Posted 20 March 2009 - 08:15 PM

John Dewan, author of the Fielding Bible, has come up with what he calls "The most amazing, and significant, discovery of my 25 years in the baseball analysis business."

Dewan is convinced that the value of defense is about 50% of that of offense. This is much higher than most people would imagine (no?), so there's a chance this is pretty controversial. His idea is that there is a steady correlation between the difference between best and worst offense and the best and worse defense (based on runs scored).

Check it out.

I love Dewan, and I think he's as good as defensive metrics get, but I'm curious what some of our more statistically inclined members think.

edit: misunderstood Dewan's methodology initially.

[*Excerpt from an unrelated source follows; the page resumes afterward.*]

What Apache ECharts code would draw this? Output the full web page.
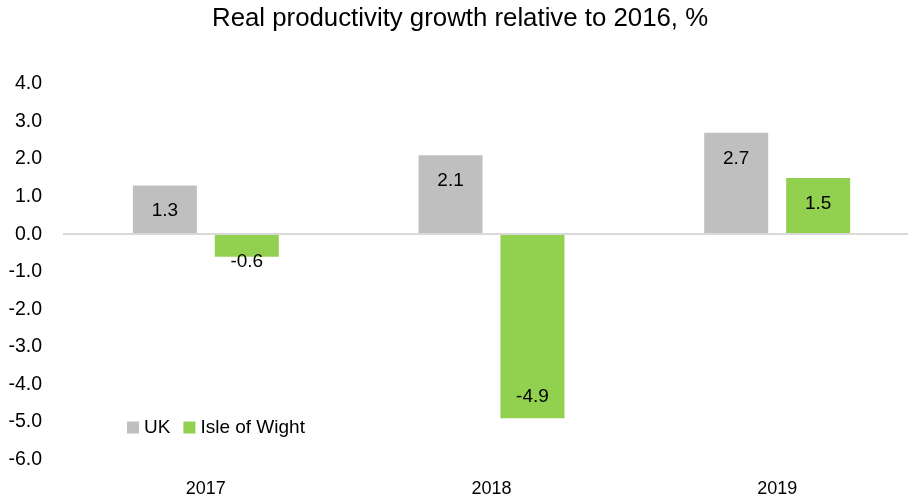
<!DOCTYPE html>
<html>
<head>
<meta charset="utf-8">
<script src="https://cdn.jsdelivr.net/npm/echarts@6/dist/echarts.min.js"></script>
<style>
html,body{margin:0;padding:0;background:#fff;}
#chart{width:908px;height:502px;}
</style>
</head>
<body>
<div id="chart"></div>
<script>
const titleText = 'Real productivity growth relative to 2016, %';
const categories = ['2017', '2018', '2019'];
const seriesNames = ['UK', 'Isle of Wight'];
const ukValues = [1.3, 2.1, 2.7];
const iowValues = [-0.6, -4.9, 1.5];
const yMin = -6, yMax = 4, yStep = 1;

const FONT = 'Arial, "Liberation Sans", sans-serif';

function labelFor(v) {
  const base = { show: true, color: '#000', fontSize: 19, fontFamily: FONT,
    formatter: p => p.value.toFixed(1) };
  if (v >= 0) return Object.assign(base, { position: 'insideTop', distance: 16 });
  if (Math.abs(v) < 1) return Object.assign(base, { position: 'bottom', distance: -4 });
  return Object.assign(base, { position: 'insideBottom', distance: 12 });
}
function items(arr) { return arr.map(v => ({ value: v, label: labelFor(v) })); }

const chart = echarts.init(document.getElementById('chart'), null, { renderer: 'canvas' });
chart.setOption({
  animation: false,
  backgroundColor: '#fff',
  title: {
    text: titleText, left: 207, top: 1,
    textStyle: { fontFamily: FONT, fontSize: 25.8, fontWeight: 'normal', color: '#000' }
  },
  legend: {
    left: 122, top: 413, itemWidth: 12, itemHeight: 12, itemGap: 13,
    icon: 'rect',
    textStyle: { fontFamily: FONT, fontSize: 19, color: '#000' },
    data: seriesNames
  },
  grid: { left: 63, top: 84, width: 857, bottom: 42.5, containLabel: false, outerBoundsMode: 'none' },
  xAxis: {
    type: 'category', data: categories,
    axisLine: { show: false }, axisTick: { show: false },
    axisLabel: { fontFamily: FONT, fontSize: 18, color: '#000', margin: 21 }
  },
  yAxis: {
    type: 'value', min: yMin, max: yMax, interval: yStep,
    axisLine: { show: false }, axisTick: { show: false }, splitLine: { show: false },
    axisLabel: { fontFamily: FONT, fontSize: 19.5, color: '#000', margin: 21,
      formatter: v => v.toFixed(1) }
  },
  series: [
    {
      name: seriesNames[0], type: 'bar', data: items(ukValues),
      barWidth: 64, barGap: '28%',
      itemStyle: { color: '#bfbfbf' },
      markLine: {
        silent: true, symbol: ['none', 'none'], label: { show: false },
        lineStyle: { color: '#d9d9d9', width: 2, type: 'solid' },
        data: [{ yAxis: 0 }]
      }
    },
    {
      name: seriesNames[1], type: 'bar', data: items(iowValues),
      barWidth: 64,
      itemStyle: { color: '#92d050' }
    }
  ]
});
</script>
</body>
</html>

Edited by Dummy Hoy, 21 March 2009 - 06:26 AM.


#2 Bellhorn


  • Lumiere


  • 1,520 posts

Posted 20 March 2009 - 11:33 PM

Interesting link, thanks for posting it. The 50% figure may well be accurate, but to verify it, we need to look at the deviation from average across all teams, not just the outliers at both ends. I know that MGL has lists of team defensive runs in the last couple of editions of THT Annual - if I have time tomorrow, I'll try to see what his numbers indicate regarding the respective categories. Or if someone wants to beat me to it and save me some time, so much the better. ;)

There's also the secondary question of whether this magnitude of defensive value only holds true in a retrospective analysis of season events, or whether it's a repeatable skill that can be as reliably forecast as offense from year to year. i.e. is there a greater proportion of random variance in defensive runs saved? I suspect that there might be, as even the best defensive metrics still require multiple seasons of data before they generate reliable estimates of player ability.

#3 OttoC


  • Mr. Excel


  • 6,444 posts

Posted 21 March 2009 - 08:20 AM

In viewing Dewan's claim that defensive runs are worth 50% of offensive runs seems to imply cause-and-effect. I admit to not knowing anything about his defensive metrics but I do wonder how they can show that this isn't simply coincidental.

The percent of unearned runs to runs is reasonably consistent over small periods of years (especially in more modern times) . The rate has steadily decreased over the years of baseball. For example, the rate (UER/RA) for 2000-08 was 7.9% (about 61 UER per team per year) while the rate for the 1930s was 14.4% (about 109 UER per team per year). Assuming that all the data necessary to produce Dewan's fielding metrics is available, would they show this? If they need something like batted-ball strength for calculation, then we will need to wait a while before there is sufficient data to make conclusions.

#4 URI


  • stands for life, liberty and the uturian way of life


  • 8,204 posts

Posted 21 March 2009 - 08:34 AM

I'm guessing by "defense", he means "fielding" and not "run prevention".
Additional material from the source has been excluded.